___ Source material ___
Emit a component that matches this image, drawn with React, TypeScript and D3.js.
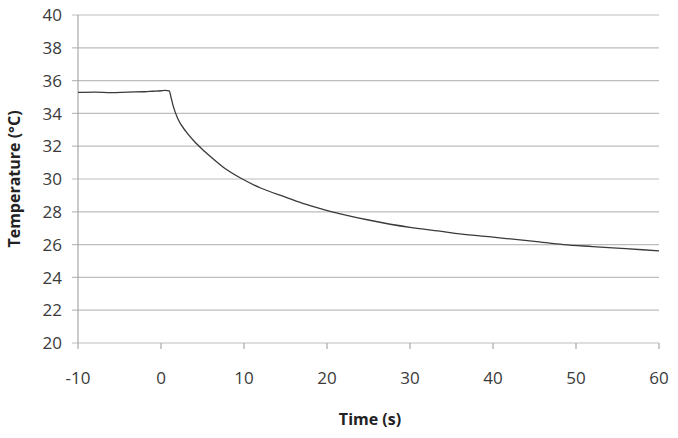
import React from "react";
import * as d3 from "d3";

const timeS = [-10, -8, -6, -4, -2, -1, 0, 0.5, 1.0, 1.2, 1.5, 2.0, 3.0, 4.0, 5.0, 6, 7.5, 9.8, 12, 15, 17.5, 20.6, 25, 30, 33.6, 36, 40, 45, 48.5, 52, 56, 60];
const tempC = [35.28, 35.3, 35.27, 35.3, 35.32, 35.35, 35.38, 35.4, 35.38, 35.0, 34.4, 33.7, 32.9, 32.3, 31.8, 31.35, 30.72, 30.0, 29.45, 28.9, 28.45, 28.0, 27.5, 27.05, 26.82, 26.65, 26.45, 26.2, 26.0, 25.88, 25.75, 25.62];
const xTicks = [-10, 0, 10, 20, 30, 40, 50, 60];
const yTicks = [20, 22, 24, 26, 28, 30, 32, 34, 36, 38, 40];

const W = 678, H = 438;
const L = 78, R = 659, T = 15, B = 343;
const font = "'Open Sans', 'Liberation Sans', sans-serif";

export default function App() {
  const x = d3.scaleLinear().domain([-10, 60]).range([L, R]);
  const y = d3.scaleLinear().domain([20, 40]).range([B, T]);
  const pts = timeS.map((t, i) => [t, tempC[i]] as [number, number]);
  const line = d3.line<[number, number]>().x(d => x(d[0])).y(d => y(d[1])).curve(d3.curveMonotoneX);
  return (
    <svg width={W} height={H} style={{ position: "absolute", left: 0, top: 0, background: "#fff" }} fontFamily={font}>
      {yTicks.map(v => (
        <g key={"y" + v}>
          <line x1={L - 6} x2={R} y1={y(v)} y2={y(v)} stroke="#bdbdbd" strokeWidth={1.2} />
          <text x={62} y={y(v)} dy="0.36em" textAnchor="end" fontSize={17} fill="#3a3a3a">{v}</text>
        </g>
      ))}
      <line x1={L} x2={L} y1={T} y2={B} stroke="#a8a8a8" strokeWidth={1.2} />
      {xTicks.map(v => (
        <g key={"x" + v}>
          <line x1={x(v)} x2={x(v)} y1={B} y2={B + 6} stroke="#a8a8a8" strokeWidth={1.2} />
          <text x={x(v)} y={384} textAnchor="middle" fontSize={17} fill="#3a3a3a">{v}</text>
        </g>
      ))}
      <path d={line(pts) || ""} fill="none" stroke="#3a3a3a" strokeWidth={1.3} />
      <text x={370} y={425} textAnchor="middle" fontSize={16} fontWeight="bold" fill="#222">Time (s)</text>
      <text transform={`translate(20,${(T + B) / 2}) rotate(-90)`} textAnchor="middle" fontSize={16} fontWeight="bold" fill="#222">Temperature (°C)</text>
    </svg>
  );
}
___
___ Source material ___
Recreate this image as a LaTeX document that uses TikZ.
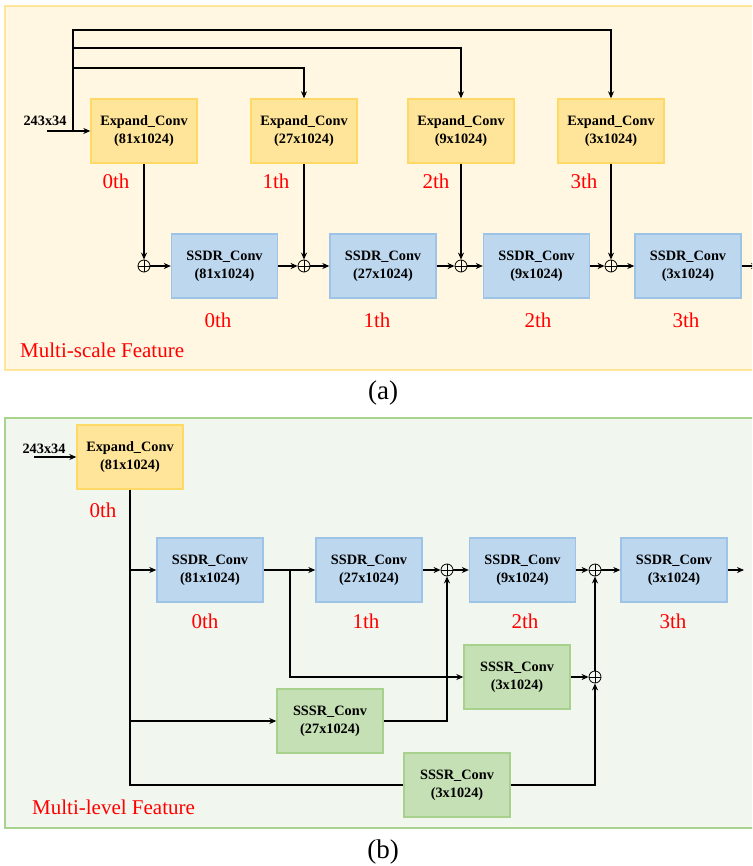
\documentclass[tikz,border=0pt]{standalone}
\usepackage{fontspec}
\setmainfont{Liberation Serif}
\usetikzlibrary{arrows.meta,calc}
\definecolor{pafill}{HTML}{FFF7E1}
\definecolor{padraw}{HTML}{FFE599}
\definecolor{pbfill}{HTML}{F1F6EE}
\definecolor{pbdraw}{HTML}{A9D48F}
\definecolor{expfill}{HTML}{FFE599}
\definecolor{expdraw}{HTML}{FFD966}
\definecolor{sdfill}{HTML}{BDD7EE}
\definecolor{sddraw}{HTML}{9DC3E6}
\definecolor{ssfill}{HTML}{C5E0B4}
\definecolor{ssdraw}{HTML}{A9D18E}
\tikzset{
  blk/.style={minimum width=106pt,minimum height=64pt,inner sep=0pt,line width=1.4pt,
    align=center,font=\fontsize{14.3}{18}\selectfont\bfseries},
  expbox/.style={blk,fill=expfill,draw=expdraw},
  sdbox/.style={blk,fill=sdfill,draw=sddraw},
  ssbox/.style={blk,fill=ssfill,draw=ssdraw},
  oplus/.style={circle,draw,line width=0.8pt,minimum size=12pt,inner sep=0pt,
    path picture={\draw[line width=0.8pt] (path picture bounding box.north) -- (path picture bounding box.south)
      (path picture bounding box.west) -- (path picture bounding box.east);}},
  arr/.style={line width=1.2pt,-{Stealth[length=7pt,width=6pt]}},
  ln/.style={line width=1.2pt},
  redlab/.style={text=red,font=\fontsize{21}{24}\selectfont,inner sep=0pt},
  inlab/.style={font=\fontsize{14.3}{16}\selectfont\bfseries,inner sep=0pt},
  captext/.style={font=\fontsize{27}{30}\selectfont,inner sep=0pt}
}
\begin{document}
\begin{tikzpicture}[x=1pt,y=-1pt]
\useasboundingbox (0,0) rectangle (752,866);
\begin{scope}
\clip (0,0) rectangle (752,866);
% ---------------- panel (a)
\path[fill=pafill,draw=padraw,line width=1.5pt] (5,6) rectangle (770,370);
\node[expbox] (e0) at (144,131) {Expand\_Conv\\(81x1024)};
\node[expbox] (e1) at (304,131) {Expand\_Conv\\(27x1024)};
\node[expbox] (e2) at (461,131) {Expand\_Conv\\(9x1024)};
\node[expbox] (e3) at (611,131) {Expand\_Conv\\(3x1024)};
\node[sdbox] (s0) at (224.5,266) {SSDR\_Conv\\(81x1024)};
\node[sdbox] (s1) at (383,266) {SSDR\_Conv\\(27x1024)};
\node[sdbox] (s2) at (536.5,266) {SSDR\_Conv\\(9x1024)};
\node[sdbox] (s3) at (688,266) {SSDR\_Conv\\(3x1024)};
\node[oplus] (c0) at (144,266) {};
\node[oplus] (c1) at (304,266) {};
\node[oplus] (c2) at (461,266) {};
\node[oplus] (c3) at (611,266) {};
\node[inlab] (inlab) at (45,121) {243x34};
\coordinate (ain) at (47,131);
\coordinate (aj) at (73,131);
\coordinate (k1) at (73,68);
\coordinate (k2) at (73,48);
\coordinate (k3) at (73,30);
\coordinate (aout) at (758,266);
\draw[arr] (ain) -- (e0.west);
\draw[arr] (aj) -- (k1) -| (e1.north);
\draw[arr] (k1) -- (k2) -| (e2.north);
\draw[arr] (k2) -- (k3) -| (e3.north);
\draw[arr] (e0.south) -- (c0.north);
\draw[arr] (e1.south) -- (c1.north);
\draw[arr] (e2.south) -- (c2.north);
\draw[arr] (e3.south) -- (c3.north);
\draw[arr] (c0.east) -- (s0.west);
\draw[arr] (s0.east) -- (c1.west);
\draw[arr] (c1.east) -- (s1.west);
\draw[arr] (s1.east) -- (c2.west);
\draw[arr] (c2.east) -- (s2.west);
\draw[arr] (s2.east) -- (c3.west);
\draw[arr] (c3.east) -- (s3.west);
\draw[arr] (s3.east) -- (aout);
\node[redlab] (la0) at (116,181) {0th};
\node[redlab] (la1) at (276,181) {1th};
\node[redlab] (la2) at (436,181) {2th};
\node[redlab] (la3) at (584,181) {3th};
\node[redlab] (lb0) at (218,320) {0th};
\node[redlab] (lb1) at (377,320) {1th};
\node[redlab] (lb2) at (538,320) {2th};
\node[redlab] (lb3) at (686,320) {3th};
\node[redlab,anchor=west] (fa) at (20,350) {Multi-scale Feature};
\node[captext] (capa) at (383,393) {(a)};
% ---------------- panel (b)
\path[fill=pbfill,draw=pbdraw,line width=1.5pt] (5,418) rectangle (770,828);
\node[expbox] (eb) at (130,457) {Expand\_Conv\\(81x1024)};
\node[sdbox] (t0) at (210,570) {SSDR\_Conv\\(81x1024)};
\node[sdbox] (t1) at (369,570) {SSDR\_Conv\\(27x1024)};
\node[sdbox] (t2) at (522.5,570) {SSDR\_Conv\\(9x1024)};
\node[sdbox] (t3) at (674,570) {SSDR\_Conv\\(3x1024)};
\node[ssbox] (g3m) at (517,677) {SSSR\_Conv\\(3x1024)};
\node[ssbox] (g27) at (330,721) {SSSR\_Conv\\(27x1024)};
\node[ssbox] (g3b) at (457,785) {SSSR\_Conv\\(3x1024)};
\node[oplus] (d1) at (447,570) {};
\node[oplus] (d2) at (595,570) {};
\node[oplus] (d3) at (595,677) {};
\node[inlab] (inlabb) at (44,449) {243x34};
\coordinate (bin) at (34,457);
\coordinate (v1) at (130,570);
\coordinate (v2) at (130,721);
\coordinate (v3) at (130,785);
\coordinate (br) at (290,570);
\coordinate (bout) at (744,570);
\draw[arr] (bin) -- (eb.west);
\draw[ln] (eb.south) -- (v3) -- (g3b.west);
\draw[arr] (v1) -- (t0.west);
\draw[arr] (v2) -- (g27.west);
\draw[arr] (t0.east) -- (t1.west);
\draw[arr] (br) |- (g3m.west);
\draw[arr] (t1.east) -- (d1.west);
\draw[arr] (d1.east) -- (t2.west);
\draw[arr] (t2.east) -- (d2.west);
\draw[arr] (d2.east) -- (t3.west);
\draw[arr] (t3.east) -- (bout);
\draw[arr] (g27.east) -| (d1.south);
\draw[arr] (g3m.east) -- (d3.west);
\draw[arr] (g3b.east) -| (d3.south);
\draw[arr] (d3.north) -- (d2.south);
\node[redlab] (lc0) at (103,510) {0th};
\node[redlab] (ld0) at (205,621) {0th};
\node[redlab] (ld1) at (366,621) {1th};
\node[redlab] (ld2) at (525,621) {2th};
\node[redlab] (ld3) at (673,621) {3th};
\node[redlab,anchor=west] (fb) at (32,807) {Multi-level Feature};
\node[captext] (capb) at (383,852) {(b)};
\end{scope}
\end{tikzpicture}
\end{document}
___
*Task statement*
From the records above, give again only the part that opens with the line containing "Emit a component" and closes with the line containing "import * as". Keep both ends but drop the pictures.

*Solution*
Emit a component that matches this image, drawn with React, TypeScript and D3.js.
import React from "react";
import * as d3 from "d3";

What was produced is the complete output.